Both Nadal and Federer said the other should be considered the favorite. And both quickly followed up with the phrase, “Anything can happen.”

Federer’s lone victory over Nadal on clay came in their most recent encounter, last month’s Hamburg Masters final. That ended Nadal’s record 81-match winning streak on the surface.

“If I arrive [tomorrow], and I don’t play a very, very, very good match, I’m going to lose for sure,” said Nadal, who lost to Federer in last year’s Wimbledon final and is always quick to remind everyone which of the two is ranked No. 1. “If I play a very good match, maybe I’m going to lose, too.”

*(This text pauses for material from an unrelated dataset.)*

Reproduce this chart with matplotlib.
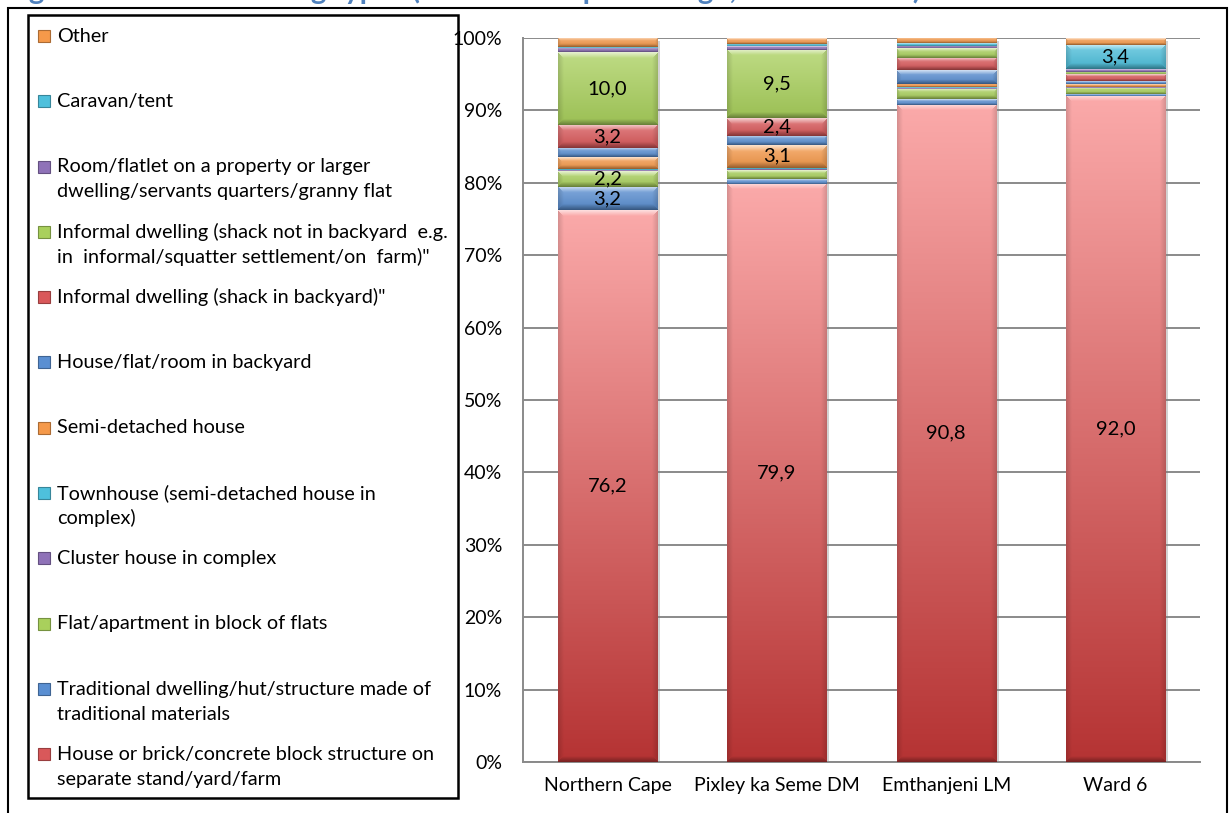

Given what awaits, Federer’s 3-hour, 1-minute workout against Davydenko was a lot more taxing than the Swiss star would have preferred.

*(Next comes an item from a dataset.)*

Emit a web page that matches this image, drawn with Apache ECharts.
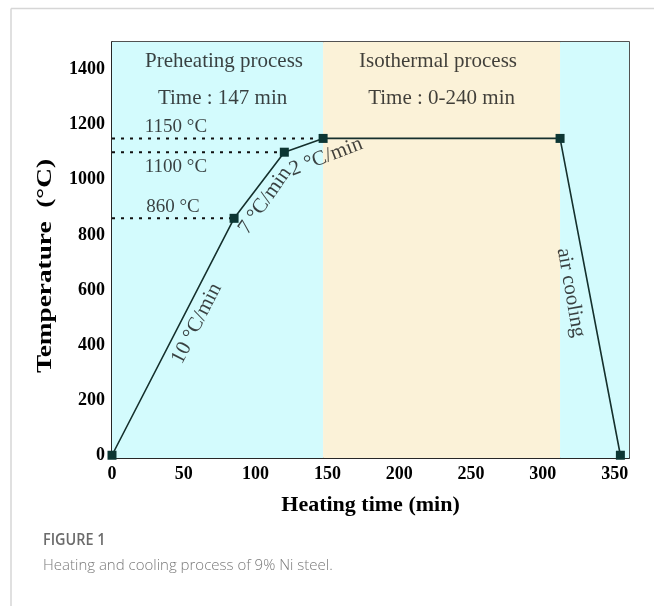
<!DOCTYPE html>
<html>
<head>
<meta charset="utf-8">
<script src="https://cdn.jsdelivr.net/npm/echarts@6/dist/echarts.min.js"></script>
<style>
  html, body { margin: 0; padding: 0; background: #fff; }
  #chart { width: 654px; height: 606px; }
</style>
</head>
<body>
<div id="chart"></div>
<script>
// Heat-treatment schedule of 9% Ni steel: time (min) vs temperature (°C)
const timeMin = [0, 85, 120, 147, 312, 354];
const tempC   = [0, 860, 1100, 1150, 1150, 0];

// Process stages shaded behind the curve (start, end in minutes)
const stageNames = ['preheat', 'isothermal', 'cooling'];
const stageStart = [0, 147, 312];
const stageEnd   = [147, 312, 360];

// Dotted reference levels drawn from the axis to the curve
const guideTemps = [1150, 1100, 860];
const guideEnds  = [147, 120, 85];

// Tick labels
const xTicks = [0, 50, 100, 150, 200, 250, 300, 350];
const yTicks = [0, 200, 400, 600, 800, 1000, 1200, 1400];

// Annotation texts
const noteTexts = ['Preheating process', 'Time : 147 min', 'Isothermal process', 'Time : 0-240 min',
                   '1150 °C', '1100 °C', '860 °C',
                   '10 °C/min', '7 °C/min', '2 °C/min', 'air cooling'];

// Placement of each annotation: [time, temperature, rotation in degrees, font size]
const notePlace = [
  [78, 1428, 0, 21], [77, 1295, 0, 21], [227, 1428, 0, 21], [229.5, 1295, 0, 21],
  [44.5, 1190, 0, 19], [44.5, 1048, 0, 19], [42.5, 902, 0, 19],
  [59, 478, 63, 21], [106.5, 924, 55, 21], [149, 1083, 21, 21], [319.5, 590, -80, 21]
];

const serif = 'Liberation Serif';
const stageColors = ['#d3fbfd', '#fbf2d8', '#d3fbfd'];

const chart = echarts.init(document.getElementById('chart'), null, { renderer: 'canvas' });

const series = [];

// shaded stage bands
series.push({
  type: 'line',
  data: [],
  silent: true,
  markArea: {
    silent: true,
    data: stageNames.map((n, i) => [
      { xAxis: stageStart[i], itemStyle: { color: stageColors[i] } },
      { xAxis: stageEnd[i] }
    ])
  }
});

// dotted guides
guideTemps.forEach((t, i) => {
  series.push({
    type: 'line',
    data: [[0, t], [guideEnds[i], t]],
    symbol: 'none',
    silent: true,
    lineStyle: { color: '#111', width: 2, type: [3, 6] },
    z: 3
  });
});

// main temperature curve
series.push({
  type: 'line',
  data: timeMin.map((x, i) => [x, tempC[i]]),
  symbol: 'rect',
  symbolSize: 9,
  showAllSymbol: true,
  lineStyle: { color: '#15302d', width: 1.6 },
  itemStyle: { color: '#0c3633', borderWidth: 0 },
  z: 5
});

// text annotations
series.push({
  type: 'scatter',
  symbolSize: 0,
  silent: true,
  z: 6,
  data: noteTexts.map((txt, i) => ({
    value: [notePlace[i][0], notePlace[i][1]],
    name: txt,
    label: { rotate: notePlace[i][2], fontSize: notePlace[i][3] }
  })),
  label: {
    show: true,
    position: 'inside',
    formatter: p => p.name,
    fontFamily: serif,
    color: '#111'
  }
});

const option = {
  backgroundColor: '#fff',
  animation: false,
  grid: {
    left: 112, right: 25, top: 42, bottom: 148,
    show: true,
    borderColor: '#1a1a1a',
    borderWidth: 1.5,
    backgroundColor: 'transparent'
  },
  xAxis: {
    type: 'value',
    min: 0, max: 360,
    name: 'Heating time (min)',
    nameLocation: 'middle',
    nameGap: 36,
    nameTextStyle: { fontFamily: serif, fontWeight: 'bold', fontSize: 22, color: '#000' },
    axisLine: { show: true, onZero: false, lineStyle: { color: '#1a1a1a', width: 1.5 } },
    axisTick: { show: true, inside: true, length: 6, customValues: xTicks, lineStyle: { color: '#1a1a1a', width: 1.2 } },
    axisLabel: { customValues: xTicks, formatter: v => String(v), fontFamily: serif, fontWeight: 'bold', fontSize: 18, color: '#000', margin: 7 },
    splitLine: { show: false }
  },
  yAxis: {
    type: 'value',
    min: -10, max: 1500,
    axisLine: { show: true, onZero: false, lineStyle: { color: '#1a1a1a', width: 1.5 } },
    axisTick: { show: true, inside: true, length: 6, customValues: yTicks, lineStyle: { color: '#1a1a1a', width: 1.2 } },
    axisLabel: { customValues: yTicks, formatter: v => String(v), fontFamily: serif, fontWeight: 'bold', fontSize: 18, color: '#000', margin: 7 },
    splitLine: { show: false }
  },
  graphic: [
    { type: 'line', shape: { x1: 11, y1: 8.5, x2: 654, y2: 8.5 }, style: { stroke: '#d6d6d6', lineWidth: 1.5 } },
    { type: 'line', shape: { x1: 11, y1: 8.5, x2: 11, y2: 606 }, style: { stroke: '#d6d6d6', lineWidth: 1.5 } },
    // y-axis title, stretched along its baseline
    {
      type: 'text', x: 46, y: 266, rotation: Math.PI / 2, scaleX: 1.3,
      style: { text: 'Temperature  (°C)', font: 'bold 21px "Liberation Serif"', fill: '#000', align: 'center', verticalAlign: 'middle' }
    },
    { type: 'text', x: 43, y: 540, scaleX: 0.85, style: { text: 'FIGURE 1', font: '600 17px "Open Sans"', fill: '#6b6b6b', verticalAlign: 'middle' } },
    { type: 'text', x: 43, y: 566, style: { text: 'Heating and cooling process of 9% Ni steel.', font: '300 15px "Open Sans"', fill: '#7a7a7a', verticalAlign: 'middle' } }
  ],
  series: series
};

chart.setOption(option);
</script>
</body>
</html>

Said Davydenko: “It was physically tough — and mentally.”

Exhaling loudly with each groundstroke from his perch at the baseline, Davydenko was able to hang right in there with his more famous foe during long exchanges and wound up with a 15-13 edge in points lasting 10 or more strokes.

At times, Federer was as fallible as he gets, making 45 unforced errors. He put one overhead into the net, shanked another shot sideways into the red geraniums at courtside and sent one ball 12 feet up in the stands behind the opposite baseline.

Things were so one-sided in Davydenko’s favor at the beginning that the crowd, desperate for a competitive match, resorted to backing Federer, as though he were the underdog. One voice from the upper deck wailed, “Allez, Roger! Come on!”

Even Federer’s parents, watching from the players’ guest seats, were getting a tad worried.

“When you play well, it’s easy. When you’re not playing well, those are the big wins, the battles. He battled today,” said Federer’s father, Robert. “We were nervous. We’re not used to these battles so much.”

Nadal’s set streak on the red clay in Paris is up to 21, and he had trouble only briefly against Djokovic. Serving for the opening set, Nadal led 5-2, 30-love, when things began to unravel. He was broken, and again at 5-4.

But Nadal broke back to 6-5 by punctuating a 20-stroke point with a forehand winner down the line that Djokovic watched fly by. There wasn’t much suspense thereafter.

While they played, Federer was holding his postmatch press conference and was asked whom he would rather face. A rematch against Nadal, perhaps? Nope.

“I probably prefer Djokovic, to be honest. Never lost against the guy, and the guy has never played a Grand Slam final,” Federer said. “So that would be stupid to say the other guy.”

Well, that “other guy” — Nadal — is the one he’ll play.